> **Request**:
Pictures are excluded. Copy exactly, and only, the lines from the one containing "What matplotlib code" through the one containing "24.5, 21.2, 11.8, 7.0, 4.81, 4.16, 3.70, 3.10]", both ends included.

##### Records provided #####

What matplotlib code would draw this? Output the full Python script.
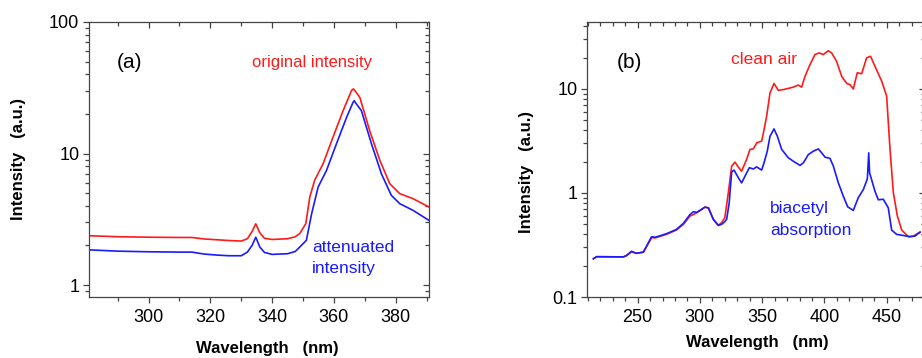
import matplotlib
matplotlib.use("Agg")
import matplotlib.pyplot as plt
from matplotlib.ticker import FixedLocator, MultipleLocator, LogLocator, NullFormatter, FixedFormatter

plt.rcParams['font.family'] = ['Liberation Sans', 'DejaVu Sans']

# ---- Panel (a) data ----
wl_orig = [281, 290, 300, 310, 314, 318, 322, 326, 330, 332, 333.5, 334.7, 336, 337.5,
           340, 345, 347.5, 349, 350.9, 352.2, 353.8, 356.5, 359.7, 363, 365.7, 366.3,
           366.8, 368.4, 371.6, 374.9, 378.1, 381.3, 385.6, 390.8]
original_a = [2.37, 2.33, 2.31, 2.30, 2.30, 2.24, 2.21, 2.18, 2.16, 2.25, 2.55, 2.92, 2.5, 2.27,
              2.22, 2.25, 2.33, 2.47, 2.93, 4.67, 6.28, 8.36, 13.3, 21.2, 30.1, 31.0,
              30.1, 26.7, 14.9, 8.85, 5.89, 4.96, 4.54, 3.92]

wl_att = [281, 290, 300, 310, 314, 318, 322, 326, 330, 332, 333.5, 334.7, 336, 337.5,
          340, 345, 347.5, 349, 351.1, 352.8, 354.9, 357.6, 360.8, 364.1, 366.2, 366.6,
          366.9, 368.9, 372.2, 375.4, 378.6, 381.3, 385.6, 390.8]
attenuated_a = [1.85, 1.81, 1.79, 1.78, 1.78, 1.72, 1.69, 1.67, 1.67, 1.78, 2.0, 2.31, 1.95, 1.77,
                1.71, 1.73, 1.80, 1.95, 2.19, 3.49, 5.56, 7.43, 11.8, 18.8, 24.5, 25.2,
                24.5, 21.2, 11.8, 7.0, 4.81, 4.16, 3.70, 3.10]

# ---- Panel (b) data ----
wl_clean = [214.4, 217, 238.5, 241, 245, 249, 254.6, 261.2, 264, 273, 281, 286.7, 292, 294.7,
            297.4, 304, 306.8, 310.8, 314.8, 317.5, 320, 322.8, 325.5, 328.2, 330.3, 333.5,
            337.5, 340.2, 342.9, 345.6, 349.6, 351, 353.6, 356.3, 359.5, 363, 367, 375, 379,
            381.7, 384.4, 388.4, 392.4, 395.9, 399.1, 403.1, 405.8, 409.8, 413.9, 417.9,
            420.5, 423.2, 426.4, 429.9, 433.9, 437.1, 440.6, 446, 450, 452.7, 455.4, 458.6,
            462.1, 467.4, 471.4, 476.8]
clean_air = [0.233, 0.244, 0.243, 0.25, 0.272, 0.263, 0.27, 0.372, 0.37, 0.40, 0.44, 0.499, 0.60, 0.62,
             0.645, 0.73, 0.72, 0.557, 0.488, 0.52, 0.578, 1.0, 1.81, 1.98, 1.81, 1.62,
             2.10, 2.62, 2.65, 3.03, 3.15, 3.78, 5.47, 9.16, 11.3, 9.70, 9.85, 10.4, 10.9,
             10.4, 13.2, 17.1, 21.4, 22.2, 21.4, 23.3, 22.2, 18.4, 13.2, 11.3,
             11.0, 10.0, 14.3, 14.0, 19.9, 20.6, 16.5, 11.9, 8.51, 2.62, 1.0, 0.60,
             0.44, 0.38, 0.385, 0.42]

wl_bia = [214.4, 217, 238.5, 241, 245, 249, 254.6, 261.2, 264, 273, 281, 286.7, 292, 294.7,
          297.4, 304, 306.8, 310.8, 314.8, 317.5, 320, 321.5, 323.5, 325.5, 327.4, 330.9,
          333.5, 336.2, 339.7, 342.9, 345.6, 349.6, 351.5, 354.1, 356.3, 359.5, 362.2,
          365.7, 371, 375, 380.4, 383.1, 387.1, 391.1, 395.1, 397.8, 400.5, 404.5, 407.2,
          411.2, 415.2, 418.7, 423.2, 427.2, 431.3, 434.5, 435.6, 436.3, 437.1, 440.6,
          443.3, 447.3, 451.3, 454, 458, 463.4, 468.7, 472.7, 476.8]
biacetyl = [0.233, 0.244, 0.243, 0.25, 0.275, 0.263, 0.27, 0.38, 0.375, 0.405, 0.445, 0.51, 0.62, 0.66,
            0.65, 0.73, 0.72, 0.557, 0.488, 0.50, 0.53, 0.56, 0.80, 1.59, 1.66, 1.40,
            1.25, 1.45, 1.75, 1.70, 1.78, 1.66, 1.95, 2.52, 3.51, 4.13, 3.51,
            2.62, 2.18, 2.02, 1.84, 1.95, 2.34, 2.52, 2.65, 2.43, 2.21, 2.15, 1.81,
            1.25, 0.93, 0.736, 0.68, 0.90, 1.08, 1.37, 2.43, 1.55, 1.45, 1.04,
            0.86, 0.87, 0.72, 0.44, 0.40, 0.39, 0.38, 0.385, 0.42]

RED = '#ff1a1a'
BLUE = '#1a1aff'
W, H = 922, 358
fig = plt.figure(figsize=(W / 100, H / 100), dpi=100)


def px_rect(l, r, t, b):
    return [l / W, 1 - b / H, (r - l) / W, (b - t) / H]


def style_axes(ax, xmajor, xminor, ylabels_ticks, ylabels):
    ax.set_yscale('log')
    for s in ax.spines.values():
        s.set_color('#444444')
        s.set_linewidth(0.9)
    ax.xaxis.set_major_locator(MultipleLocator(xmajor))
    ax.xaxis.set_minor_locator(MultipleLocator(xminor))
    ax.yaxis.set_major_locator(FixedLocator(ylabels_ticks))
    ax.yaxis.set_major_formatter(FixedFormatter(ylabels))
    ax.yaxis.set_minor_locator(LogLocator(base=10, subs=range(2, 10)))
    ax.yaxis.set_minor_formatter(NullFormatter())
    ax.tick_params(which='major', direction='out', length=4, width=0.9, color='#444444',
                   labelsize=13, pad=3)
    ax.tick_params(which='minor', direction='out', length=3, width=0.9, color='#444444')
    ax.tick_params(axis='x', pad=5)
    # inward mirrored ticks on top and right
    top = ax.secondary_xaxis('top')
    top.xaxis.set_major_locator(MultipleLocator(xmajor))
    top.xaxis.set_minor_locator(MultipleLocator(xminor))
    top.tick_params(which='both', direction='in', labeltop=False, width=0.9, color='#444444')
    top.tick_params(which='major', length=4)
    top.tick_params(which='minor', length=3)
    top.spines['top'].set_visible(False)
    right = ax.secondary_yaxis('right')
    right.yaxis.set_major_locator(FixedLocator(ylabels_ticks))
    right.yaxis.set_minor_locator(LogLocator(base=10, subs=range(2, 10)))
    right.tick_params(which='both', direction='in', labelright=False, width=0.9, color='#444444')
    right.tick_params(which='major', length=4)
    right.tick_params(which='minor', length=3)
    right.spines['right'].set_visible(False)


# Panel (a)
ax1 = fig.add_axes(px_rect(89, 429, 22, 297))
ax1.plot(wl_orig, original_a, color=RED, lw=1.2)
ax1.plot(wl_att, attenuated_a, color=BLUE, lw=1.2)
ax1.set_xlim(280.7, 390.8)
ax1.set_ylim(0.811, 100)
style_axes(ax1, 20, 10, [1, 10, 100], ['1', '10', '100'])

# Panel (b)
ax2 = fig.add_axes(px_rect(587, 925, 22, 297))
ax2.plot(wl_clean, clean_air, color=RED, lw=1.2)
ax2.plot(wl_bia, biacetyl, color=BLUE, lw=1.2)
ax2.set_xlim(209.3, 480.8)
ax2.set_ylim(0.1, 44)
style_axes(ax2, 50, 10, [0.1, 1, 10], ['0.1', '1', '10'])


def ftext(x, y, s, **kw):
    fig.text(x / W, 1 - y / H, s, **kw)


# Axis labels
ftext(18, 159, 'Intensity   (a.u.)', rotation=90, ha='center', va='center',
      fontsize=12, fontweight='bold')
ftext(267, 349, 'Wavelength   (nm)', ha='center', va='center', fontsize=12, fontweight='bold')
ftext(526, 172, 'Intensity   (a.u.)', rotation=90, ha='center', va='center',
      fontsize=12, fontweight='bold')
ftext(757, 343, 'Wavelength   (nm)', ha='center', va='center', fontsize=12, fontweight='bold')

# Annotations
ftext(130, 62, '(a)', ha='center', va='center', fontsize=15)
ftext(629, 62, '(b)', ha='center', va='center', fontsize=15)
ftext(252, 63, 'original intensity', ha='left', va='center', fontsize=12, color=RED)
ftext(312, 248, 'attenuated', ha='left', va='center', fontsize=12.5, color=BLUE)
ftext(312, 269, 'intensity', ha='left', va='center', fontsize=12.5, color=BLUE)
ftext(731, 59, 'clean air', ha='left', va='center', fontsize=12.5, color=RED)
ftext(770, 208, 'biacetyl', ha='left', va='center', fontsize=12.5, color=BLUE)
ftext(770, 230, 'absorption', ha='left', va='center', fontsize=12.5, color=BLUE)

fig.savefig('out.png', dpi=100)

#####
##### Records provided #####

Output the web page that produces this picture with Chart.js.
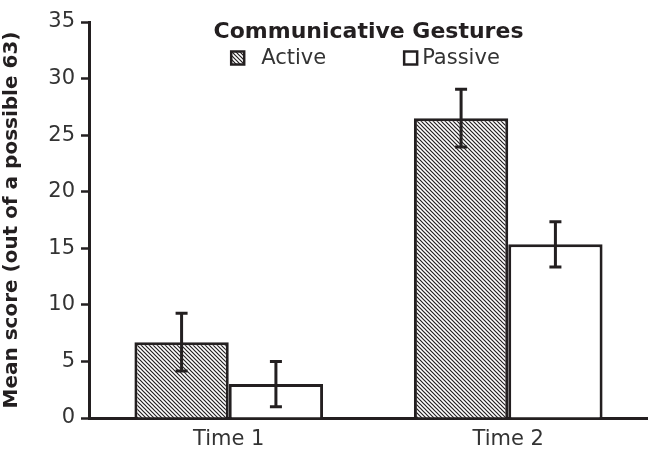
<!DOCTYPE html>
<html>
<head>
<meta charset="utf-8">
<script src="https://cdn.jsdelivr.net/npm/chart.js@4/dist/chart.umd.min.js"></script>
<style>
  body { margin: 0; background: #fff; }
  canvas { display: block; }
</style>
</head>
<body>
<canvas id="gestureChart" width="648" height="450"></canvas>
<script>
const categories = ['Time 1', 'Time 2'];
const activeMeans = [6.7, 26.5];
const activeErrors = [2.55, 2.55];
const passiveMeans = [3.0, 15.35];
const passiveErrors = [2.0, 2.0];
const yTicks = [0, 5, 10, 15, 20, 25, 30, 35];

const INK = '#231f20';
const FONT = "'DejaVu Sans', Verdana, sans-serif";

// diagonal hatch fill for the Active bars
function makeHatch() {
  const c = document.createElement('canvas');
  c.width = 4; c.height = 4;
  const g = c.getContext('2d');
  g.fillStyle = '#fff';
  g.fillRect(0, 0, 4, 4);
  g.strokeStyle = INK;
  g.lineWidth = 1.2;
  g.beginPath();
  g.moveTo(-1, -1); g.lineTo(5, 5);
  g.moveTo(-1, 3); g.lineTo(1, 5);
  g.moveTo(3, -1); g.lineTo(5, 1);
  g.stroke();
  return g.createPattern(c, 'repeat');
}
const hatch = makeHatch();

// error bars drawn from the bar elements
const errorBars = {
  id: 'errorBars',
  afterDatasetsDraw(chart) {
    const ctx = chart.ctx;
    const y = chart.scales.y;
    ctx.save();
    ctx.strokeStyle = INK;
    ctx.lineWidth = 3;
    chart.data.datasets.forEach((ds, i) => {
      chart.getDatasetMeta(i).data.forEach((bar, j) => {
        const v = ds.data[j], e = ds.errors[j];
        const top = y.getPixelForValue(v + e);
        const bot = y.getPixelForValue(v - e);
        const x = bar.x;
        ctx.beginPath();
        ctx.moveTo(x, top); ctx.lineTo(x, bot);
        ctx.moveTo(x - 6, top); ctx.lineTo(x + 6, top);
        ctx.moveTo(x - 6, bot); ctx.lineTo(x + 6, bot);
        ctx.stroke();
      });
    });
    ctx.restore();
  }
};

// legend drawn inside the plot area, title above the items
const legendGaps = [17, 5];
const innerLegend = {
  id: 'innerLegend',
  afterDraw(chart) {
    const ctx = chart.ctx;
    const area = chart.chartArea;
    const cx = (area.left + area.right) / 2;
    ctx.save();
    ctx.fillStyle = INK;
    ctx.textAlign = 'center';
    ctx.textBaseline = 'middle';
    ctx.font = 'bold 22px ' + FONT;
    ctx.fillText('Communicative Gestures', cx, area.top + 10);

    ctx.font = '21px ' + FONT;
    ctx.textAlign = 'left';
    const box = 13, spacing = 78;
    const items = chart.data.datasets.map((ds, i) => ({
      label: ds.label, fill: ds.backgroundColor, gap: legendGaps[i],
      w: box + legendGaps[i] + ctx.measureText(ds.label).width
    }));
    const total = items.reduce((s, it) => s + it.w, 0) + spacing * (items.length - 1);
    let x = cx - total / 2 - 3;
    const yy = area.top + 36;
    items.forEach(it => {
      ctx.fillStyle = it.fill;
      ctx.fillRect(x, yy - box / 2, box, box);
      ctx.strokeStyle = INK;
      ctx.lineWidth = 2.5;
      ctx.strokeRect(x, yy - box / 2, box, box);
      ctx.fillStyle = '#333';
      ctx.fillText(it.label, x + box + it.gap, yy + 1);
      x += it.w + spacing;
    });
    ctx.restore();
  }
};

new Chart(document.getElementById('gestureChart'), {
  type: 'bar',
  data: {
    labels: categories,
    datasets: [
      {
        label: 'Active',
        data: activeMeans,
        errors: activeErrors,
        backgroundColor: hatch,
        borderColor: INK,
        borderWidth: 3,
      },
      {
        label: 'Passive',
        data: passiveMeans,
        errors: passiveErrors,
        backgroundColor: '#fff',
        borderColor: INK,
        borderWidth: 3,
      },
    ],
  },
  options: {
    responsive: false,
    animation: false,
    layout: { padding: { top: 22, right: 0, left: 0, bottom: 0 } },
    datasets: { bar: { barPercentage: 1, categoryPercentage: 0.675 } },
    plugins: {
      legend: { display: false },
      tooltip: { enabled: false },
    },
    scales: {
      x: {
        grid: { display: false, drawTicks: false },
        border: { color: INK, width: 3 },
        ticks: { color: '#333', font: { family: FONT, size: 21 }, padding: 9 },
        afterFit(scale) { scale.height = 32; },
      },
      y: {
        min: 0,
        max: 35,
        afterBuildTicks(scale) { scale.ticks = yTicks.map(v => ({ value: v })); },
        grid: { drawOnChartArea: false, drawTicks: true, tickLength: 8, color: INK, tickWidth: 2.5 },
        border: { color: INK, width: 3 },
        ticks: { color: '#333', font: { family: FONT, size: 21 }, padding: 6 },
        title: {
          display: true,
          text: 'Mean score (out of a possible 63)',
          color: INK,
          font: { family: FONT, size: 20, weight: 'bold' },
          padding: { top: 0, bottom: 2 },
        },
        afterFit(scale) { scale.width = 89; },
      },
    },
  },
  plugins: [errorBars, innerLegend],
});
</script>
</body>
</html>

#####

> **Exercise solution**:
What matplotlib code would draw this? Output the full Python script.
import matplotlib
matplotlib.use("Agg")
import matplotlib.pyplot as plt
from matplotlib.ticker import FixedLocator, MultipleLocator, LogLocator, NullFormatter, FixedFormatter

plt.rcParams['font.family'] = ['Liberation Sans', 'DejaVu Sans']

# ---- Panel (a) data ----
wl_orig = [281, 290, 300, 310, 314, 318, 322, 326, 330, 332, 333.5, 334.7, 336, 337.5,
           340, 345, 347.5, 349, 350.9, 352.2, 353.8, 356.5, 359.7, 363, 365.7, 366.3,
           366.8, 368.4, 371.6, 374.9, 378.1, 381.3, 385.6, 390.8]
original_a = [2.37, 2.33, 2.31, 2.30, 2.30, 2.24, 2.21, 2.18, 2.16, 2.25, 2.55, 2.92, 2.5, 2.27,
              2.22, 2.25, 2.33, 2.47, 2.93, 4.67, 6.28, 8.36, 13.3, 21.2, 30.1, 31.0,
              30.1, 26.7, 14.9, 8.85, 5.89, 4.96, 4.54, 3.92]

wl_att = [281, 290, 300, 310, 314, 318, 322, 326, 330, 332, 333.5, 334.7, 336, 337.5,
          340, 345, 347.5, 349, 351.1, 352.8, 354.9, 357.6, 360.8, 364.1, 366.2, 366.6,
          366.9, 368.9, 372.2, 375.4, 378.6, 381.3, 385.6, 390.8]
attenuated_a = [1.85, 1.81, 1.79, 1.78, 1.78, 1.72, 1.69, 1.67, 1.67, 1.78, 2.0, 2.31, 1.95, 1.77,
                1.71, 1.73, 1.80, 1.95, 2.19, 3.49, 5.56, 7.43, 11.8, 18.8, 24.5, 25.2,
                24.5, 21.2, 11.8, 7.0, 4.81, 4.16, 3.70, 3.10]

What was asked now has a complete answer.